Monday, January 9, 2023

Monday 1/9/23 It's Monday

 Hooray. It's Monday. Such excitement. Much joy. Many sarcasm. 

Another week has gone by, a week filled with nothing special, really. I'm stuck in the doldrums. A little melancholy, very much meh or blah. I'm mostly just kind of . . . here. Existing. Carrying on, going through the motions, but not getting much done. I haven't drawn or painted in almost a month now. I'd like to, I just can't seem to do it. I have no inspiration or motivation, no drive. I have no motivation to do anything. Not even putting dishes in the dishwasher. Barely even basic hygiene (I really had to force myself to shower this morning and I put on basically no makeup - too much work). This, of course, doesn't help how I'm feeling. I look in the mirror and see an ogre. An ugly thing that isn't taking care of herself. And part of me doesn't care. 

Today is especially bad for some reason. Yesterday was bad too. Yesterday I was at work and getting annoyed and irritated by everything. I wasn't "feeling it". I was down and more quiet, though I tried not to be. Today I'm down as well and all I want to do is sleep. Sleep the day away. I feel slow and lazy and done with everything. And it's weird, because for as awful as I'm feeling right now I'm not flat. Not empty. Not how I normally am when I'm depressed. I have emotions (it's just that most of my emotions are negative right now). I would even say that I'm emotionally fragile.
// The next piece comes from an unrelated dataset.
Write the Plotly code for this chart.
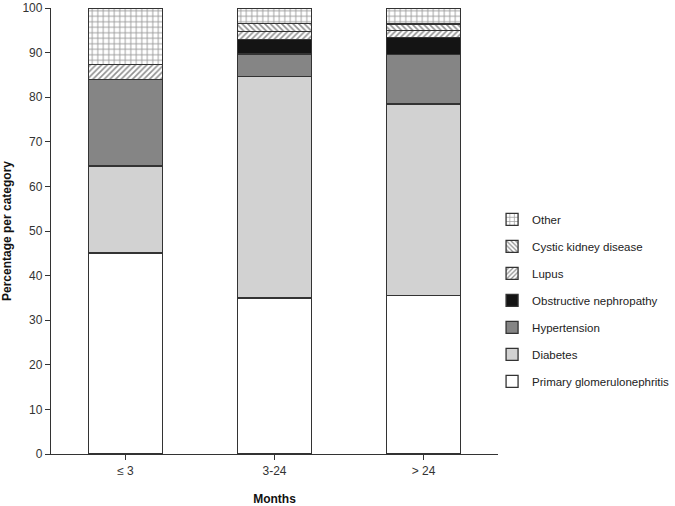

A song or a video on Facebook or Instagram could make me cry. Literally. It's frustrating. I don't want to feel this way. 

I had therapy last Thursday and it was over Zoom. I really prefer in person, but that wasn't an option last week as Mike had had hernia surgery and wasn't recovered from it yet. Zoom is better than nothing. I cried while recounting the infant death. I talked about the holidays and Ayden and his girlfriend. I felt it was a productive session but I left it feeling I needed more. More of what, I don't know. But more. And today I did another session of hypnotherapy (have I mentioned before that I'm doing this?). Trying to get my binge eating under control, trying to eat more healthfully, trying to exercise and get in shape, trying to stay away from junk food. I certainly don't feel as though I'm being "hypnotized", listening to the recordings. But they do relax me, and maybe, somehow, they'll help. I can use all the help I can get. 

If these feelings continue, if I see no improvement over the next week or so, it may be time for a ketamine booster. I don't really want to, because I'm stubborn and want to be better on my own, but I may need to suck it up an go. It's been two months since my last treatment. I was hoping I'd make it until at least three. But I can't keep doing this. I can't keep feeling this way and getting nothing done. I can't make those around me miserable with my lack of, well, everything

So that's where we're at. Bit of a depressing post, I know. But, well, it seems that's where I'm at right now. Hopefully this week will be better. Hopefully I'll get stuff done.